Para Morin, o conhecimento deve ser complexo, ecológico, ético e autocrítico. Devemos abandonar o reducionismo científico que nos trouxe até aqui — e que ao mesmo tempo gerou progresso e destruição — e adotar uma visão transdisciplinar e compassiva. Em outras palavras, é preciso unir razão e sensibilidade, ciência e espiritualidade, ação e contemplação.
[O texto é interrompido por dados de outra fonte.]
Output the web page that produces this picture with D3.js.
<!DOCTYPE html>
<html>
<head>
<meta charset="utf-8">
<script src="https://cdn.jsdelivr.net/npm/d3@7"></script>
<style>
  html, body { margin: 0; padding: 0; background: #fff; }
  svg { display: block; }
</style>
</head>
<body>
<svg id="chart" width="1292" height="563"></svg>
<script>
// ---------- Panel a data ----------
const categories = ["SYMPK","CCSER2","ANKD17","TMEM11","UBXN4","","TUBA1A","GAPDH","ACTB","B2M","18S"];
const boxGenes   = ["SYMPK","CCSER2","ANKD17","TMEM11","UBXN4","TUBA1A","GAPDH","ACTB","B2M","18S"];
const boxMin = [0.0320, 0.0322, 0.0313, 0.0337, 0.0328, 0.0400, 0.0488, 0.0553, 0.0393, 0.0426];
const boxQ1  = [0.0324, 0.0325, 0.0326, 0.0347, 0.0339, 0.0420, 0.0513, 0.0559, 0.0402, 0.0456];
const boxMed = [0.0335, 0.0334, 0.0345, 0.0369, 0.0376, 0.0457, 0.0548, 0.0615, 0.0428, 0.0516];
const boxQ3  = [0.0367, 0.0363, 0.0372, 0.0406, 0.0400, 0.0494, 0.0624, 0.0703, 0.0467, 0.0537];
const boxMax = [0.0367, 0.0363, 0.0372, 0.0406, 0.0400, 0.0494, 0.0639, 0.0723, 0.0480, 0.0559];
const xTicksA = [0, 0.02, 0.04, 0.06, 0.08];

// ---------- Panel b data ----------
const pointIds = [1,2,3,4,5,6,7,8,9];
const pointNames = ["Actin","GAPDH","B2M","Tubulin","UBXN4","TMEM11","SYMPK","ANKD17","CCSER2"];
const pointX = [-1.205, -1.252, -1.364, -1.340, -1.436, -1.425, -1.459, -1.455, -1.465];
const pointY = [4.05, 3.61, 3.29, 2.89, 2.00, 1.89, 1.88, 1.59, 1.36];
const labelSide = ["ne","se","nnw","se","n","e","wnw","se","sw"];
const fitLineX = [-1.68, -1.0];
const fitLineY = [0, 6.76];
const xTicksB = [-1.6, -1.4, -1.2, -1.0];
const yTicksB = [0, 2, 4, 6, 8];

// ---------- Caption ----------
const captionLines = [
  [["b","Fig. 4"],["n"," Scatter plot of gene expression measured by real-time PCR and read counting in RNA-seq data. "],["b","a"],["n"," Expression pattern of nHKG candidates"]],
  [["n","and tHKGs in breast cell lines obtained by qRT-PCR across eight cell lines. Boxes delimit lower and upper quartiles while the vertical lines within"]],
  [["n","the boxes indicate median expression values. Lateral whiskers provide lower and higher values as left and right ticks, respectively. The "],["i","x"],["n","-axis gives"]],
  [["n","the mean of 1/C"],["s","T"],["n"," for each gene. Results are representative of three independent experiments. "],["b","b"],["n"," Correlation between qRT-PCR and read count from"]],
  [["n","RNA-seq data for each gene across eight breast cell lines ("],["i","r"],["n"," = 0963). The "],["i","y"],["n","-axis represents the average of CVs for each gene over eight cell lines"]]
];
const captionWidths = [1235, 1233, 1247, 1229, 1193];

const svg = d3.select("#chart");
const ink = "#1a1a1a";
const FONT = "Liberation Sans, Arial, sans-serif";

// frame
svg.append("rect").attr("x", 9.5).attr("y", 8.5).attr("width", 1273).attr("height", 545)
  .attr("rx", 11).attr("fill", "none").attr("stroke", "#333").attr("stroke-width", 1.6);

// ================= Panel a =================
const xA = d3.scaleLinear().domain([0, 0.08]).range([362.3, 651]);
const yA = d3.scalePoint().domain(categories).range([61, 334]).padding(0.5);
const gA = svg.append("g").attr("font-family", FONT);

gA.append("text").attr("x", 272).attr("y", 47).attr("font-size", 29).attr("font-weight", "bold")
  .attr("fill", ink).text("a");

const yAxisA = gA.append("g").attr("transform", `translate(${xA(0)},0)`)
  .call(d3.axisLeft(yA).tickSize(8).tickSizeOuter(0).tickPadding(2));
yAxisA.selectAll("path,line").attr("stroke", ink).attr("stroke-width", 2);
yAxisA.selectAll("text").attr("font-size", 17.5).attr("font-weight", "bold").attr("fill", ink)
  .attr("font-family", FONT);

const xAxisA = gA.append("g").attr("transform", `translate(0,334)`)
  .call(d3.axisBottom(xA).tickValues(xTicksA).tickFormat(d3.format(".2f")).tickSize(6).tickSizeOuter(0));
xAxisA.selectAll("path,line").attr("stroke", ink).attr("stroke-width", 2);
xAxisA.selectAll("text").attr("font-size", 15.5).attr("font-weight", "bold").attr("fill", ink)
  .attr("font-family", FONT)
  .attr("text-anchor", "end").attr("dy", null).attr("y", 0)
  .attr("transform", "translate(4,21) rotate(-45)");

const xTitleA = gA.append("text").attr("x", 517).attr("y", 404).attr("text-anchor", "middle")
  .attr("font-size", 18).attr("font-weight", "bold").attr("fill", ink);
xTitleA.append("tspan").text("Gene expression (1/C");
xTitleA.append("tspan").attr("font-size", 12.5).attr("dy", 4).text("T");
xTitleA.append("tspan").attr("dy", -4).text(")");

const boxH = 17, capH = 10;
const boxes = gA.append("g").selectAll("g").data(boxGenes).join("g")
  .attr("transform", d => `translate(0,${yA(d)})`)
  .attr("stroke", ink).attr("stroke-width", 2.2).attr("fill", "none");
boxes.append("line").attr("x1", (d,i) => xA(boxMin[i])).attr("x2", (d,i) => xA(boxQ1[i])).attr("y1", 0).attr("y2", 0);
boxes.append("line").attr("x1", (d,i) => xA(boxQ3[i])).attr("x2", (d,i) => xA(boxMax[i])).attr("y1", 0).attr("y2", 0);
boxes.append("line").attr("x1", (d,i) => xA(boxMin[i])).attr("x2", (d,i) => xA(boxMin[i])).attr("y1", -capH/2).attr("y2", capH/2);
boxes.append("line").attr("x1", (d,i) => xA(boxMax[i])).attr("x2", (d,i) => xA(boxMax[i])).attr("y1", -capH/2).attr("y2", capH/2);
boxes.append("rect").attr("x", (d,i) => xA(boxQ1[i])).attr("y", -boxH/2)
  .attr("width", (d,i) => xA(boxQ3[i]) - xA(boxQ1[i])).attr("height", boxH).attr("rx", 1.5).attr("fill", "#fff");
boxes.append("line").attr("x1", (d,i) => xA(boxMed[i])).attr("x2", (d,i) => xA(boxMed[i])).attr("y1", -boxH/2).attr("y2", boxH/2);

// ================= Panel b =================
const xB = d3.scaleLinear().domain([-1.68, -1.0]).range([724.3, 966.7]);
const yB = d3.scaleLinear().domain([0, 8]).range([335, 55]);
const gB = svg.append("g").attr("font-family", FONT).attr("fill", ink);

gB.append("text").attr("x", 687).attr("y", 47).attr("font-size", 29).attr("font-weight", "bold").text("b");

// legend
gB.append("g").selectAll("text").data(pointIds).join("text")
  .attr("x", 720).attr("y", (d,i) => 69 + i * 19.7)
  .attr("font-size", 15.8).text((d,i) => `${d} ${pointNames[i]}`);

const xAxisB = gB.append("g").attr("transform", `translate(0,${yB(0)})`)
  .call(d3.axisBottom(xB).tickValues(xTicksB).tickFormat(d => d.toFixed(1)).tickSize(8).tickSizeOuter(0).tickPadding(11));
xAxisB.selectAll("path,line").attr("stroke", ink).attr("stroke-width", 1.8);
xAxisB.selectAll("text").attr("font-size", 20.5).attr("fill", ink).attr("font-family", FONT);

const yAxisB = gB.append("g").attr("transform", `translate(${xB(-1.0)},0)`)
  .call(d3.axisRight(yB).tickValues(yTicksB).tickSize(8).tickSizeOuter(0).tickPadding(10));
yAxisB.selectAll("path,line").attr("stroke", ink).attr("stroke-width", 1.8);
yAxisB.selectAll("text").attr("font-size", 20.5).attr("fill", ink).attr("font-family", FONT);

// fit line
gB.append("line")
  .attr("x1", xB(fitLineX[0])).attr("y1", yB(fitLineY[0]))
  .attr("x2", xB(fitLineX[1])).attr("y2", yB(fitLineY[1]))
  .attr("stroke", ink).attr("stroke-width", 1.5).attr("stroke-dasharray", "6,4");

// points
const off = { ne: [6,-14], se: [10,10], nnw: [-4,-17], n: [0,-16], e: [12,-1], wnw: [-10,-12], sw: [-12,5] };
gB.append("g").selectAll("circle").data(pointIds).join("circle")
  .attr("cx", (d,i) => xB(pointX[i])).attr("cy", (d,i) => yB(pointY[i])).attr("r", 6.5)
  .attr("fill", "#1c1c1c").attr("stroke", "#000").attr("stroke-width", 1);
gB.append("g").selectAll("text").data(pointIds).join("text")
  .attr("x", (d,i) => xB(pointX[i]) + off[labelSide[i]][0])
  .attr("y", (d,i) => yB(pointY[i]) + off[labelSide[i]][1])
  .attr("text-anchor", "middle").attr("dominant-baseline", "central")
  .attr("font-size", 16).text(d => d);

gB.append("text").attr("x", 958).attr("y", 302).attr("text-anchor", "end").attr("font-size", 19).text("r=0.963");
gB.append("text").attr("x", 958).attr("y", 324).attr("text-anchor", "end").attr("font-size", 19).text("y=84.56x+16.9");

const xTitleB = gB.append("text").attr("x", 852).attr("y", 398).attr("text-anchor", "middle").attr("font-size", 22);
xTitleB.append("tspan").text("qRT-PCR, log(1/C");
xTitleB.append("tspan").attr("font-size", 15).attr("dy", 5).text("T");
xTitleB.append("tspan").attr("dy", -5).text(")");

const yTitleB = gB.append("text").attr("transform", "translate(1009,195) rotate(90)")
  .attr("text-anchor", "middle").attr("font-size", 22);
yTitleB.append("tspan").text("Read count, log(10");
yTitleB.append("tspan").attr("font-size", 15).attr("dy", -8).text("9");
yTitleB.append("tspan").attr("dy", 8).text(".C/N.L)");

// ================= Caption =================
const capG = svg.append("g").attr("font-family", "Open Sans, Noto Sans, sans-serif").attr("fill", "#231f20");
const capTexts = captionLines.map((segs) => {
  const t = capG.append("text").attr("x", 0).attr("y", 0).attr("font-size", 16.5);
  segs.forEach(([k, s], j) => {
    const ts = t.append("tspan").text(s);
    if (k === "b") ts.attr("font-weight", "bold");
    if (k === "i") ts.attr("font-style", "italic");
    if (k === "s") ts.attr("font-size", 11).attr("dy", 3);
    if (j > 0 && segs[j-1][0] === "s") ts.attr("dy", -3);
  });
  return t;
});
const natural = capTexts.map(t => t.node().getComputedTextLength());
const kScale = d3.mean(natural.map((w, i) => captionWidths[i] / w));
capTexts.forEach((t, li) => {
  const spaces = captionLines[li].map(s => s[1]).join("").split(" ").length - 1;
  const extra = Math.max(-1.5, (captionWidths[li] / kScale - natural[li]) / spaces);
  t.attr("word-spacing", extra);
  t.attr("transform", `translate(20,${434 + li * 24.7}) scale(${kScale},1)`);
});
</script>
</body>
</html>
A Crise é Sistêmica — e a Transformação Também
A atual crise global — marcada por desigualdades extremas, emergência climática, colapso político e guerras culturais — não é apenas uma crise de um sistema econômico ou político específico. É uma crise civilizatória. O modelo de desenvolvimento baseado em competição, dominação e exploração está falido e isso bate em nossas portas fortemente. A todo instante, exigindo de nós um malabarismo constante. E " o bêbado e o equilibrista" em outro diapasão, numa nova ordem mundial-social.
Assim, visivelmente, a todo tempo e em todo canto, emergem novas formas de organização social e econômica: redes colaborativas, economias regenerativas, espiritualidades livres, pedagogias libertadoras, e uma política que busca reencantar e reencenar a vida pública. A espiritualidade contemporânea está cada vez mais desinstitucionalizada e voltada à autotransformação, ao serviço ao outro e à comunhão com a natureza. Carrego sempre comigo o poema "Eu e o Outro, o que há em mim e não há no outro. O que há no outro e foge d'outro. Difícil divisão. Falsa Matemática." EU-OUTRO-NATUREZA, esse é o desafio da humanidade na Era da transformação planetária.
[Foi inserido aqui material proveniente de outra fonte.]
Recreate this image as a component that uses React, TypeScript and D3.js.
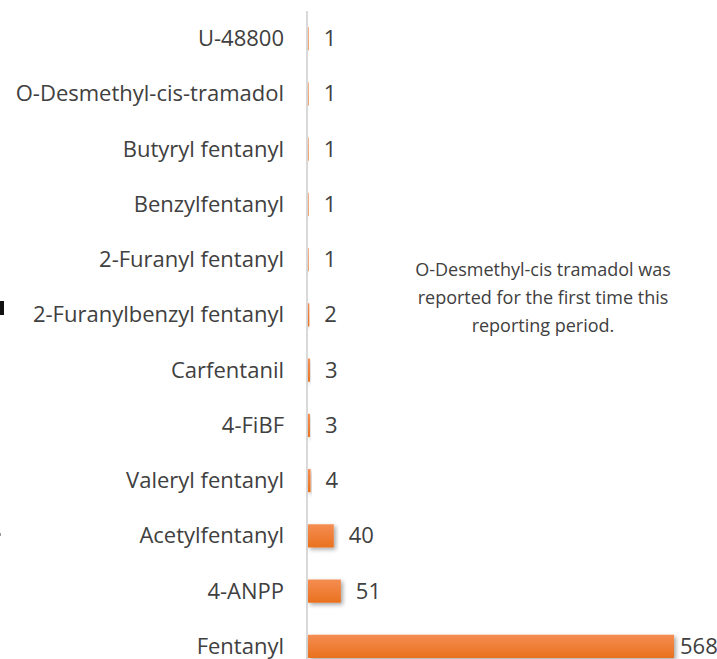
import { useEffect, useRef } from 'react';
import * as d3 from 'd3';

const substances = [
  'U-48800',
  'O-Desmethyl-cis-tramadol',
  'Butyryl fentanyl',
  'Benzylfentanyl',
  '2-Furanyl fentanyl',
  '2-Furanylbenzyl fentanyl',
  'Carfentanil',
  '4-FiBF',
  'Valeryl fentanyl',
  'Acetylfentanyl',
  '4-ANPP',
  'Fentanyl',
];
const reports = [1, 1, 1, 1, 1, 2, 3, 3, 4, 40, 51, 568];
const noteLines = [
  'O-Desmethyl-cis tramadol was',
  'reported for the first time this',
  'reporting period.',
];

const width = 717;
const height = 659;

function App() {
  const ref = useRef<SVGSVGElement>(null);

  useEffect(() => {
    const svg = d3.select(ref.current);
    svg.selectAll('*').remove();

    const x0 = 307;
    const xScale = d3.scaleLinear().domain([0, 568]).range([x0, 673]);
    const yScale = d3
      .scaleBand()
      .domain(substances)
      .range([11, 674])
      .paddingInner(0.58)
      .paddingOuter(0.29);

    const defs = svg.append('defs');
    const grad = defs
      .append('linearGradient')
      .attr('id', 'barGrad')
      .attr('x1', 0).attr('y1', 0).attr('x2', 0).attr('y2', 1);
    grad.append('stop').attr('offset', '0%').attr('stop-color', '#f58d52');
    grad.append('stop').attr('offset', '100%').attr('stop-color', '#e9711e');
    const shadow = defs.append('filter').attr('id', 'shadow')
      .attr('x', '-10%').attr('y', '-30%').attr('width', '130%').attr('height', '180%');
    shadow.append('feDropShadow')
      .attr('dx', 2).attr('dy', 2).attr('stdDeviation', 2)
      .attr('flood-color', '#000').attr('flood-opacity', 0.35);

    // stray marks at the left edge of the picture
    svg.append('rect').attr('x', 0).attr('y', 301).attr('width', 4).attr('height', 14).attr('fill', '#111');
    svg.append('rect').attr('x', 0).attr('y', 533).attr('width', 1).attr('height', 3).attr('fill', '#999');

    svg.append('line')
      .attr('x1', x0).attr('x2', x0)
      .attr('y1', 11).attr('y2', height)
      .attr('stroke', '#d9d9d9').attr('stroke-width', 2);

    svg.append('g')
      .selectAll('rect')
      .data(reports)
      .join('rect')
      .attr('x', x0 + 1)
      .attr('y', (d, i) => yScale(substances[i])!)
      .attr('width', d => xScale(d) - x0)
      .attr('height', yScale.bandwidth())
      .attr('fill', 'url(#barGrad)')
      .attr('filter', 'url(#shadow)');

    svg.append('g')
      .selectAll('text')
      .data(substances)
      .join('text')
      .attr('x', 284)
      .attr('y', d => yScale(d)! + yScale.bandwidth() / 2)
      .attr('dy', '0.34em')
      .attr('text-anchor', 'end')
      .attr('font-family', 'Open Sans')
      .attr('font-size', 22)
      .attr('fill', '#404040')
      .text(d => d);

    const maxVal = d3.max(reports)!;
    svg.append('g')
      .selectAll('text')
      .data(reports)
      .join('text')
      .attr('x', d => xScale(d) + (d === maxVal ? 7 : 16))
      .attr('y', (d, i) => yScale(substances[i])! + yScale.bandwidth() / 2)
      .attr('dy', '0.34em')
      .attr('font-family', 'Open Sans')
      .attr('font-size', 22)
      .attr('fill', '#404040')
      .text(d => d);

    svg.append('g')
      .selectAll('text')
      .data(noteLines)
      .join('text')
      .attr('x', 543)
      .attr('y', (d, i) => 270 + i * 28)
      .attr('dy', '0.36em')
      .attr('text-anchor', 'middle')
      .attr('font-family', 'Open Sans')
      .attr('font-size', 18)
      .attr('fill', '#404040')
      .text(d => d);
  }, []);

  return (
    <svg
      ref={ref}
      width={width}
      height={height}
      style={{ position: 'absolute', left: 0, top: 0, background: '#fff' }}
    />
  );
}

export default App;
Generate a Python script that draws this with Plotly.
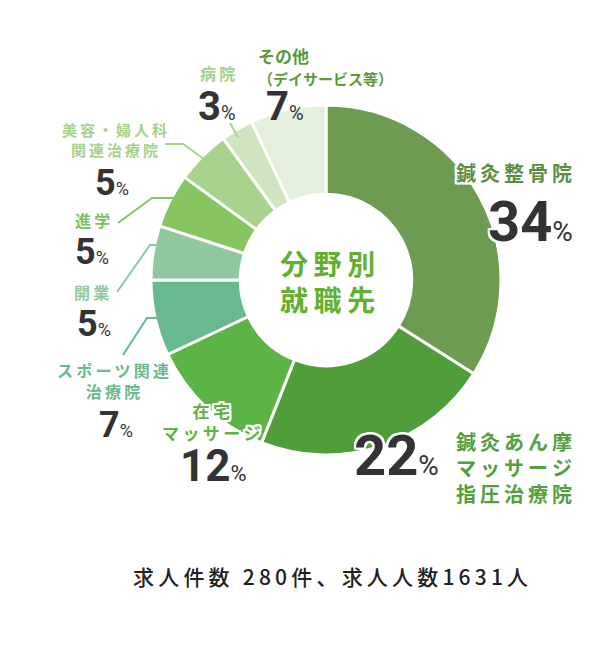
import plotly.graph_objects as go

W, H = 611, 653

# ---- data ----
categories = ["鍼灸整骨院", "鍼灸あん摩マッサージ指圧治療院", "在宅マッサージ", "スポーツ関連治療院",
              "開業", "進学", "美容・婦人科関連治療院", "病院", "その他（デイサービス等）"]
values = [34, 22, 12, 7, 5, 5, 5, 3, 7]
slice_colors = ["#6e9b52", "#4f9e3a", "#5bb445", "#68b98d", "#8fc8a0",
                "#86c562", "#a8d38c", "#cfe4c0", "#e4f0db"]
center_title = ["分野別", "就職先"]
footer = "求人件数 280件、求人人数1631人"

# ---- layout helpers ----
def px(x):
    return x / W

def py(y):
    return 1 - y / H

cx, cy, R = 326, 280, 175
SP = "\u2009"

def spaced(s):
    return SP.join(list(s))

def lines(*ls):
    return "<br>".join(spaced(l) for l in ls)

fig = go.Figure()
fig.add_trace(go.Pie(
    labels=categories, values=values, sort=False, direction="clockwise", rotation=0,
    hole=0.49, textinfo="none", hoverinfo="label+percent",
    marker=dict(colors=slice_colors, line=dict(color="white", width=3)),
    domain=dict(x=[px(cx - R), px(cx + R)], y=[py(cy + R), py(cy - R)]),
    showlegend=False,
))

WHITE_SHADOW = ", ".join(f"{dx}px {dy}px 0 #fff" for dx in (-2, -1, 0, 1, 2) for dy in (-2, -1, 0, 1, 2) if (dx, dy) != (0, 0))

JP = "Noto Sans CJK JP"
NUM = "Liberation Sans Narrow, Roboto, sans-serif"

annotations = []

def label(text, x, y, size, color, xanchor="center", align="center", shadow=False, weight=700, family=JP):
    annotations.append(dict(
        text=text, x=px(x), y=py(y), xref="paper", yref="paper", showarrow=False,
        xanchor=xanchor, yanchor="middle", align=align, borderpad=0,
        font=dict(family=family, size=size, color=color, weight=weight,
                  shadow=WHITE_SHADOW if shadow else "none"),
    ))

def pct(v, x, y, size, xanchor="center", shadow=False):
    psize = round(size * 0.5)
    text = f"{v}<span style='font-size:{psize}px;font-family:Roboto;font-weight:400'>%</span>"
    label(text, x, y, size, "#333333", xanchor=xanchor, shadow=shadow, family=NUM)

# 鍼灸整骨院
label(spaced("鍼灸整骨院"), 573, 172, 20, "#5b8f3f", xanchor="right", shadow=True)
pct(values[0], 574, 222, 56, xanchor="right", shadow=True)
# 鍼灸あん摩
pct(values[1], 440, 456, 56, xanchor="right", shadow=True)
label(lines("鍼灸あん摩", "マッサージ", "指圧治療院"), 455, 467, 20, "#52a03c", xanchor="left", align="left")
# 在宅マッサージ
label(lines("在宅", "マッサージ"), 212, 421, 17, "#5bb445", shadow=True)
pct(values[2], 213, 466, 44)
# スポーツ関連治療院
label(lines("スポーツ関連", "治療院"), 113, 380, 16, "#68b98d")
pct(values[3], 116, 425, 36)
# 開業
label(spaced("開業"), 91, 292, 16, "#8fc8a0")
pct(values[4], 94, 324, 36)
# 進学
label(spaced("進学"), 92, 220, 16, "#7ec25a")
pct(values[5], 92, 252, 36)
# 美容・婦人科関連治療院
label(lines("美容・婦人科", "関連治療院"), 114, 140, 15, "#a5d18a")
pct(values[6], 112, 183, 36)
# 病院
label(spaced("病院"), 217, 73, 16, "#a5d18a")
pct(values[7], 217, 106, 40)
# その他
label("その他<br><span style='font-size:15px'>（デイサービス等）</span>", 257, 66, 17, "#5a9a3a",
      xanchor="left", align="left")
pct(values[8], 265, 106, 40, xanchor="left")

# center
label(lines(*center_title), cx + 1, 281, 28, "#62b030")

# footer
label(spaced(footer), 330, 576, 21, "#222222", weight=500)

# leader lines (pixel positions of label connectors)
leaders = [
    ([(230, 123), (238, 137)], "#a8d38c"),
    ([(165, 144), (183, 144), (208, 162)], "#a8d38c"),
    ([(118, 223), (152, 198), (178, 198)], "#86c562"),
    ([(117, 292), (150, 245), (165, 245)], "#8fc8a0"),
    ([(123, 355), (147, 318), (165, 318)], "#68b98d"),
]
shapes = []
for pts, col in leaders:
    path = "M " + " L ".join(f"{px(x):.5f},{py(y):.5f}" for x, y in pts)
    shapes.append(dict(type="path", path=path, xref="paper", yref="paper",
                       line=dict(color=col, width=2)))

fig.update_layout(
    width=W, height=H, margin=dict(l=0, r=0, t=0, b=0),
    paper_bgcolor="white", plot_bgcolor="white",
    annotations=annotations, shapes=shapes,
)

fig.write_html("out.html", config={"displayModeBar": False})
Geopolítica em Reconfiguração
No campo internacional, vemos uma intensa transformação geopolítica e comercial. A hegemonia unipolar dos Estados Unidos está sendo desafiada por potências como China, Índia e Rússia. O Sul global se articula em novas alianças e blocos comerciais, como os BRICS ampliados, buscando maior autonomia frente às velhas potências coloniais. O Brasil é um dos países mais promissores do mundo tanto por suas riquezas naturais quanto por sua configuração étnia-racial, bem como por sua prepositiva progressista e pacificadora.
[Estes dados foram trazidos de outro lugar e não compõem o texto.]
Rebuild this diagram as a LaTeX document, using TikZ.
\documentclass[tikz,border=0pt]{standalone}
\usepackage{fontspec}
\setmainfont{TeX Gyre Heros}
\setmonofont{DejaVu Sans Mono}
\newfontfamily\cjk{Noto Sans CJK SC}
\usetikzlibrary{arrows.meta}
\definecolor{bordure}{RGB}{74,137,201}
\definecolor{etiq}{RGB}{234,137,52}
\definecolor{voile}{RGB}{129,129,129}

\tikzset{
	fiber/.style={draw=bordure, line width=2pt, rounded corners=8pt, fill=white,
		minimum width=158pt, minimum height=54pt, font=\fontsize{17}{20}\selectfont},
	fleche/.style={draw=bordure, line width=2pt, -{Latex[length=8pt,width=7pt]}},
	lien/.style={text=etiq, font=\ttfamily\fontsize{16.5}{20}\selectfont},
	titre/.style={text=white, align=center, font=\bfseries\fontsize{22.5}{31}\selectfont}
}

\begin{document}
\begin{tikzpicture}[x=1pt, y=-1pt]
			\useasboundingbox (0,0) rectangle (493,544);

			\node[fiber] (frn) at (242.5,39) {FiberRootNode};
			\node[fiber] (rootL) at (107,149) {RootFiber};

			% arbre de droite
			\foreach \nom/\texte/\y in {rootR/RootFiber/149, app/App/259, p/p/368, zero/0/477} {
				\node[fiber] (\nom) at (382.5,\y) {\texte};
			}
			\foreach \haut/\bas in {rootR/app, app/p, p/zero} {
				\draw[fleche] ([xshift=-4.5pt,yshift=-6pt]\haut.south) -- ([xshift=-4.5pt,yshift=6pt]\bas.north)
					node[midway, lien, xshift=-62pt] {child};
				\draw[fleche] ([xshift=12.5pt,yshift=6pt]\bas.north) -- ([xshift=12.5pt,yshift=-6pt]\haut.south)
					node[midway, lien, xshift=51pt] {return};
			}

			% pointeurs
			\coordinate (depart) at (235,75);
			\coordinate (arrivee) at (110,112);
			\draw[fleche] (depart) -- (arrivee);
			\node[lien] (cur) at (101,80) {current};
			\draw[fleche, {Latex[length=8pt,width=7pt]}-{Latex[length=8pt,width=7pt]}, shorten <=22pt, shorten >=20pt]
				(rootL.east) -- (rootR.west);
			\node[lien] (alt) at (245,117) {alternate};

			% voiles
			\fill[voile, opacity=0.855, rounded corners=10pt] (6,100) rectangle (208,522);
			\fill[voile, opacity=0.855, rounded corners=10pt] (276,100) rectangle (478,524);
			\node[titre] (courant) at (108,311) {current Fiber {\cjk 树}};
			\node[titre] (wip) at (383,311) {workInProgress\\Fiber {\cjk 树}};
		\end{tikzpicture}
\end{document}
Essa mudança de eixo também reflete um cansaço com os valores ocidentais tradicionais, muitas vezes associados ao individualismo, à alienação tecnológica e à destruição ambiental. Surge um novo desejo de equilíbrio, onde culturas locais e identidades plurais ganham voz no cenário mundial. A espiritualidade alinhada a ancestralidade, antes relegada ao privado, volta a ocupar espaço no debate público — não como dogma, mas como fonte de ética, sentido e reconexão. E a frase do líder indígena, ambientalista e escritor Airton Krenak se afirma "o futuro é ancestral". Não é paradoxal, é realidade aos olhos de quem sabe ler.
A Responsabilidade Humana Integral
Na Nova Era, não há mais espaço para delegações inconscientes. O homem está por conta do Homem. Isso significa:
- Responsabilidade emocional: cuidar da própria saúde psíquica, cultivar vínculos saudáveis, compreender as emoções como bússolas.
- Responsabilidade social: atuar com justiça, solidariedade e consciência de classe; entender-se parte de um tecido coletivo.
- Responsabilidade espiritual: buscar sentido, não em dogmas, mas na experiência direta com o mistério da vida e no serviço ao bem comum.
- Responsabilidade ecológica: agir com reverência diante da Terra, rompendo com a lógica do consumo predatório.
Um Chamado à Consciência
A Nova Era não virá de fora. Ela já está dentro de nós, esperando ser despertada. O mundo está se transformando — e essa transformação pede de nós coragem, lucidez e coração.
Como afirmou Edgar Morin:
“A via do futuro é a via da metamorfose. Não é uma revolução no sentido tradicional, mas uma transformação profunda, interna e externa, individual e coletiva.”
Somos chamados a participar dessa metamorfose. Não mais como espectadores, mas como coautores do mundo que queremos ver nascer.